TheCityUK response to the House of Lords Industry and Regulators Committee’s Inquiry into UK regulators

Our response focuses largely on the financial services regulatory framework, which has undergone an extensive programme of change in comparison to other industries.

A stable and predictable regulatory environment is a vital foundation for ensuring the long-term competitiveness and success of the UK. However, regulatory policy also needs to be effectively balanced to deliver an environment which is neither ‘over regulated’ nor ‘under regulated’, but proportionately regulated.

To support economic growth and drive international competitiveness, UK regulators will need to adopt a growth mindset and accept a certain degree of risk and uncertainty in the system to allow for innovation and economic growth. As they take forward their activities, they will need to be focused on long-term regulatory outcomes rather than processes. We encourage regulators, government and Parliament to acknowledge that effective regulation and delivery of long-term growth involves a degree of risk tolerance and that a zero-failure culture inhibits growth and innovation.

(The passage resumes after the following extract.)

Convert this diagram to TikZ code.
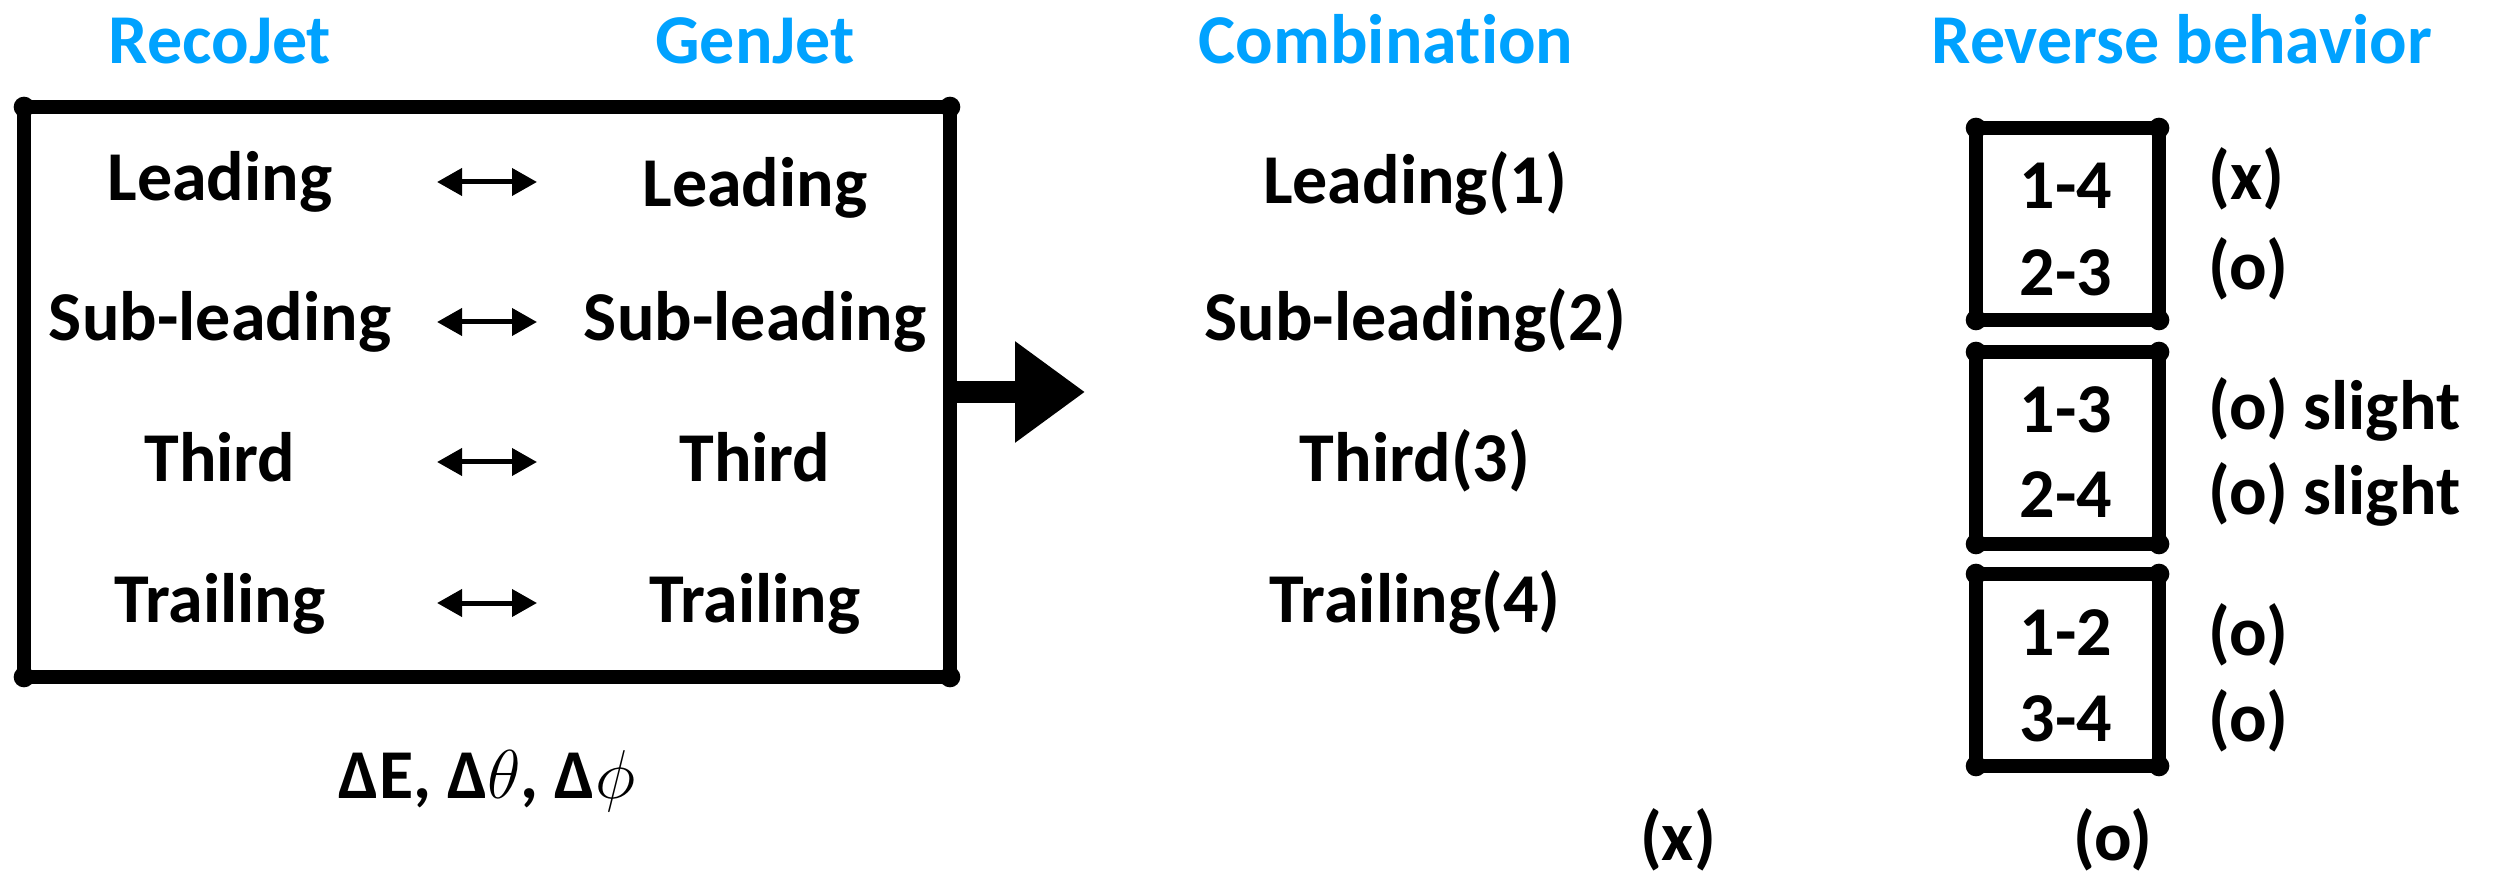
\documentclass[tikz,border=0pt]{standalone}
\usepackage{fontspec}
\setmainfont{Carlito}[Ligatures=NoCommon]
\usetikzlibrary{arrows.meta}
\definecolor{hdrblue}{RGB}{0,162,255}
\newcommand\inkframe[1]{%
  \draw[line width=4.2pt, line join=round] (#1.north west) rectangle (#1.south east);
  \fill (#1.north west) circle[radius=3.1pt];
  \fill (#1.north east) circle[radius=3.1pt];
  \fill (#1.south west) circle[radius=3.1pt];
  \fill (#1.south east) circle[radius=3.1pt];}
\begin{document}
\begin{tikzpicture}[x=0.3pt,y=-0.3pt,
  every node/.style={font=\fontsize{21}{25}\selectfont\bfseries},
  hdr/.style={anchor=base, text=hdrblue, font=\fontsize{21}{24}\selectfont\bfseries},
  lbl/.style={anchor=base},
  lblw/.style={anchor=base west, inner sep=0pt},
  frame/.style={inner sep=0pt, outer sep=0pt},
  dbl/.style={line width=1.5pt, {Triangle[length=7.5pt,width=8pt]}-{Triangle[length=7.5pt,width=8pt]}},
  bigarrow/.style={line width=6.6pt, -{Triangle[length=21pt,width=29pt]}}]
\useasboundingbox (0,0) rectangle (2501,874);

% headers
\node[hdr] (hreco) at (220,64) {RecoJet};
\node[hdr] (hgen) at (755,64) {GenJet};
\node[hdr] (hcomb) at (1386,64) {Combination};
\node[hdr] (hrev) at (2182,64) {Reverse behavior};

% big box
\node[frame, minimum width=277.8pt, minimum height=171pt] (bigbox) at (487,392) {};
\inkframe{bigbox}

\node[lbl] (l1) at (220,201) {Leading};
\node[lbl] (l2) at (220,341) {Sub-leading};
\node[lbl] (l3) at (220,482) {Third};
\node[lbl] (l4) at (220,622) {Trailing};
\node[lbl] (r1) at (755,207) {Leading};
\node[lbl] (r2) at (755,341) {Sub-leading};
\node[lbl] (r3) at (755,482) {Third};
\node[lbl] (r4) at (755,622) {Trailing};

\coordinate (a1l) at (437,182); \coordinate (a1r) at (537,182);
\coordinate (a2l) at (437,322); \coordinate (a2r) at (537,322);
\coordinate (a3l) at (437,462); \coordinate (a3r) at (537,462);
\coordinate (a4l) at (437,603); \coordinate (a4r) at (537,603);
\draw[dbl] (a1l) -- (a1r);
\draw[dbl] (a2l) -- (a2r);
\draw[dbl] (a3l) -- (a3r);
\draw[dbl] (a4l) -- (a4r);

\node[lbl] (delta) at (487,798) {ΔE, Δ$\theta$, Δ$\phi$};

% big arrow
\coordinate (tip) at (1085,392);
\draw[bigarrow] (bigbox.east) -- (tip);

% combination column
\node[lbl] (c1) at (1415,204) {Leading(1)};
\node[lbl] (c2) at (1415,341) {Sub-leading(2)};
\node[lbl] (c3) at (1415,482) {Third(3)};
\node[lbl] (c4) at (1415,622) {Trailing(4)};

% reverse boxes
\node[frame, minimum width=54.9pt, minimum height=57.6pt] (rb1) at (2067.5,224) {};
\node[frame, minimum width=54.9pt, minimum height=57.6pt] (rb2) at (2067.5,448) {};
\node[frame, minimum width=54.9pt, minimum height=57.6pt] (rb3) at (2067.5,670) {};
\inkframe{rb1}
\inkframe{rb2}
\inkframe{rb3}

\node[lbl] (p14) at (2066,209) {1-4};
\node[lbl] (p23) at (2066,296) {2-3};
\node[lbl] (p13) at (2066,433) {1-3};
\node[lbl] (p24) at (2066,518) {2-4};
\node[lbl] (p12) at (2066,655) {1-2};
\node[lbl] (p34) at (2066,741) {3-4};

\node[lblw] (s14) at (2208,200) {(x)};
\node[lblw] (s23) at (2208,290) {(o)};
\node[lblw] (s13) at (2208,430) {(o) slight};
\node[lblw] (s24) at (2208,515) {(o) slight};
\node[lblw] (s12) at (2208,655) {(o)};
\node[lblw] (s34) at (2208,741) {(o)};

\node[lbl] (bx) at (1678,860) {(x)};
\node[lbl] (bo) at (2113,860) {(o)};
\end{tikzpicture}
\end{document}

Our key response and recommendations are:

  • We support the principle of regulatory independence, but government should be responsible for setting the overall policy, with regulators delivering in line with policy. We would like to see more alignment of UK regulators with government policy that supports the UK’s economic growth, and more coherence between regulators that positively supports investment and growth.
  • We recommend a more systematic and rigorous approach be taken to assessing how regulators are fulfilling their objectives, and that further work be done to increase transparency on their performance against those objectives.
  • Parliament has an important role in overseeing the work of the regulators and holding them to account for their performance against their objectives. But a balance needs to be struck between oversight and the need for de-politicised flexible, agile, regulatory decision-making.